-------- MATERIAL PROVIDED
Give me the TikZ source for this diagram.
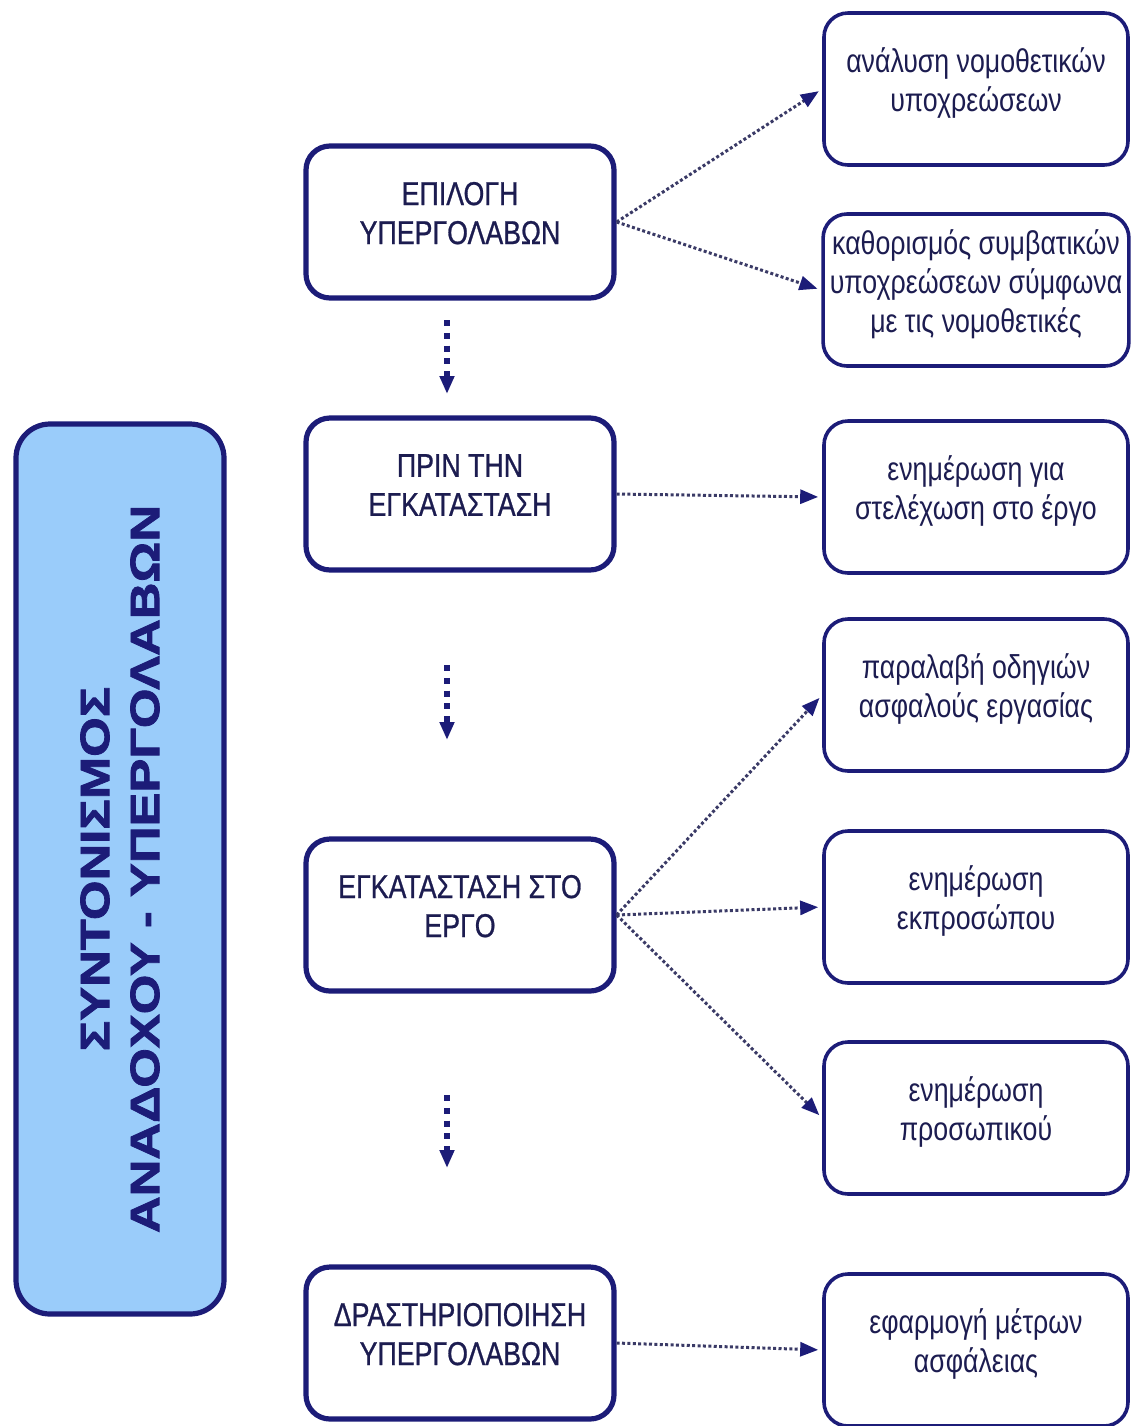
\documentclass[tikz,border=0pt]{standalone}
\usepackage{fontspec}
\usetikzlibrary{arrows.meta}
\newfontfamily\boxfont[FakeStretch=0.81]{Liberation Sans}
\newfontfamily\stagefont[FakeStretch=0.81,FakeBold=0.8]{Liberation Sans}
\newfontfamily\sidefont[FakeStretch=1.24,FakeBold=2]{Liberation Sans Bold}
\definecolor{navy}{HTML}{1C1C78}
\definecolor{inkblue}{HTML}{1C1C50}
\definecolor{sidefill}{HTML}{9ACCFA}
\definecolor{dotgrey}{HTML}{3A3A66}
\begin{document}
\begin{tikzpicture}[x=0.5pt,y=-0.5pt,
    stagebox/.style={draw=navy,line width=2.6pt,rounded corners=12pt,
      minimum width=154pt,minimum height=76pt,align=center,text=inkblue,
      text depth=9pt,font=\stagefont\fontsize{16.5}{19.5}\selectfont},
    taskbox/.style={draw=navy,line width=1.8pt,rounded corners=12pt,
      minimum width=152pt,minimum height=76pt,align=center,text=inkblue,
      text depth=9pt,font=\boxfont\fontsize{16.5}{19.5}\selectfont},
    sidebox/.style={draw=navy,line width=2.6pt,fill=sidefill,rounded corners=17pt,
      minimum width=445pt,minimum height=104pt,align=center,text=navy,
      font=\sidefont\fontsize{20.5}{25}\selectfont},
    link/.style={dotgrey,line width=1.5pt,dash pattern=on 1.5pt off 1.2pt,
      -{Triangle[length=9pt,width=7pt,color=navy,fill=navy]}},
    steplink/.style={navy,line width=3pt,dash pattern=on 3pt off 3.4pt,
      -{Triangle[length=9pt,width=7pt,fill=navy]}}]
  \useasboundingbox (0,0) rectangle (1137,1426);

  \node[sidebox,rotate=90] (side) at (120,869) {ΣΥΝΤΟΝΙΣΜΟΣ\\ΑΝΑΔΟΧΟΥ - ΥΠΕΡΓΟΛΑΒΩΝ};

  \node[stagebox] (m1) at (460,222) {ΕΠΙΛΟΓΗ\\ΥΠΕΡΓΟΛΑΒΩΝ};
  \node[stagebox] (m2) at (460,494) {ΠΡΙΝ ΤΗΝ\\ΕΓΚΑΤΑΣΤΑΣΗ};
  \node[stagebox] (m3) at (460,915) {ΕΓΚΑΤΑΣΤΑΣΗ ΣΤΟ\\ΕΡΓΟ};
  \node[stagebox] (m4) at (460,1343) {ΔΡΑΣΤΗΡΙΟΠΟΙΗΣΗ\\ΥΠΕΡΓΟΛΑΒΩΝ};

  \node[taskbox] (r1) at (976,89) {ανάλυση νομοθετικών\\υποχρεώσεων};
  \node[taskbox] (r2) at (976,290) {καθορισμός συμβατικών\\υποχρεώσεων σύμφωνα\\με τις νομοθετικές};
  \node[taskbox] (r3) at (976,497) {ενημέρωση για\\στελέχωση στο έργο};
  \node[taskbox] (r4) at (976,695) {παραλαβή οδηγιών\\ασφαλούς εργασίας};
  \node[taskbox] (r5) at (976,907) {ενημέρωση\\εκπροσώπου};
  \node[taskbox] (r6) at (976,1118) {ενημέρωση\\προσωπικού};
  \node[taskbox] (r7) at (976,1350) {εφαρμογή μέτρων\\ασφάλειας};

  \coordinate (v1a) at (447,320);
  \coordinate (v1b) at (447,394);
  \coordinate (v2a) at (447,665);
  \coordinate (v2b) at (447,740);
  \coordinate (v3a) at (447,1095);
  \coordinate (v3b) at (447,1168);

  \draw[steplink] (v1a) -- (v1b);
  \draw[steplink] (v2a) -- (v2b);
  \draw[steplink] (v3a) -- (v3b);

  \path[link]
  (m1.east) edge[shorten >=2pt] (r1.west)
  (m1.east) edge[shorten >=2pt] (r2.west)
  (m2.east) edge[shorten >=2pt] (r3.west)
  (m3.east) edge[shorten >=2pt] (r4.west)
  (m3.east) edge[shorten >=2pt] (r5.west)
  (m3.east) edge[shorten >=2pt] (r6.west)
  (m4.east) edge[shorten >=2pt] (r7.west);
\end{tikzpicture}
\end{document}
----------------
■ WORK TO BE COMPLETED ■
Without the pictures, transcribe the listing above exactly.

■ ANSWER TO THE TASK ■
Give me the TikZ source for this diagram.
\documentclass[tikz,border=0pt]{standalone}
\usepackage{fontspec}
\usetikzlibrary{arrows.meta}
\newfontfamily\boxfont[FakeStretch=0.81]{Liberation Sans}
\newfontfamily\stagefont[FakeStretch=0.81,FakeBold=0.8]{Liberation Sans}
\newfontfamily\sidefont[FakeStretch=1.24,FakeBold=2]{Liberation Sans Bold}
\definecolor{navy}{HTML}{1C1C78}
\definecolor{inkblue}{HTML}{1C1C50}
\definecolor{sidefill}{HTML}{9ACCFA}
\definecolor{dotgrey}{HTML}{3A3A66}
\begin{document}
\begin{tikzpicture}[x=0.5pt,y=-0.5pt,
    stagebox/.style={draw=navy,line width=2.6pt,rounded corners=12pt,
      minimum width=154pt,minimum height=76pt,align=center,text=inkblue,
      text depth=9pt,font=\stagefont\fontsize{16.5}{19.5}\selectfont},
    taskbox/.style={draw=navy,line width=1.8pt,rounded corners=12pt,
      minimum width=152pt,minimum height=76pt,align=center,text=inkblue,
      text depth=9pt,font=\boxfont\fontsize{16.5}{19.5}\selectfont},
    sidebox/.style={draw=navy,line width=2.6pt,fill=sidefill,rounded corners=17pt,
      minimum width=445pt,minimum height=104pt,align=center,text=navy,
      font=\sidefont\fontsize{20.5}{25}\selectfont},
    link/.style={dotgrey,line width=1.5pt,dash pattern=on 1.5pt off 1.2pt,
      -{Triangle[length=9pt,width=7pt,color=navy,fill=navy]}},
    steplink/.style={navy,line width=3pt,dash pattern=on 3pt off 3.4pt,
      -{Triangle[length=9pt,width=7pt,fill=navy]}}]
  \useasboundingbox (0,0) rectangle (1137,1426);

  \node[sidebox,rotate=90] (side) at (120,869) {ΣΥΝΤΟΝΙΣΜΟΣ\\ΑΝΑΔΟΧΟΥ - ΥΠΕΡΓΟΛΑΒΩΝ};

  \node[stagebox] (m1) at (460,222) {ΕΠΙΛΟΓΗ\\ΥΠΕΡΓΟΛΑΒΩΝ};
  \node[stagebox] (m2) at (460,494) {ΠΡΙΝ ΤΗΝ\\ΕΓΚΑΤΑΣΤΑΣΗ};
  \node[stagebox] (m3) at (460,915) {ΕΓΚΑΤΑΣΤΑΣΗ ΣΤΟ\\ΕΡΓΟ};
  \node[stagebox] (m4) at (460,1343) {ΔΡΑΣΤΗΡΙΟΠΟΙΗΣΗ\\ΥΠΕΡΓΟΛΑΒΩΝ};

  \node[taskbox] (r1) at (976,89) {ανάλυση νομοθετικών\\υποχρεώσεων};
  \node[taskbox] (r2) at (976,290) {καθορισμός συμβατικών\\υποχρεώσεων σύμφωνα\\με τις νομοθετικές};
  \node[taskbox] (r3) at (976,497) {ενημέρωση για\\στελέχωση στο έργο};
  \node[taskbox] (r4) at (976,695) {παραλαβή οδηγιών\\ασφαλούς εργασίας};
  \node[taskbox] (r5) at (976,907) {ενημέρωση\\εκπροσώπου};
  \node[taskbox] (r6) at (976,1118) {ενημέρωση\\προσωπικού};
  \node[taskbox] (r7) at (976,1350) {εφαρμογή μέτρων\\ασφάλειας};

  \coordinate (v1a) at (447,320);
  \coordinate (v1b) at (447,394);
  \coordinate (v2a) at (447,665);
  \coordinate (v2b) at (447,740);
  \coordinate (v3a) at (447,1095);
  \coordinate (v3b) at (447,1168);

  \draw[steplink] (v1a) -- (v1b);
  \draw[steplink] (v2a) -- (v2b);
  \draw[steplink] (v3a) -- (v3b);

  \path[link]
  (m1.east) edge[shorten >=2pt] (r1.west)
  (m1.east) edge[shorten >=2pt] (r2.west)
  (m2.east) edge[shorten >=2pt] (r3.west)
  (m3.east) edge[shorten >=2pt] (r4.west)
  (m3.east) edge[shorten >=2pt] (r5.west)
  (m3.east) edge[shorten >=2pt] (r6.west)
  (m4.east) edge[shorten >=2pt] (r7.west);
\end{tikzpicture}
\end{document}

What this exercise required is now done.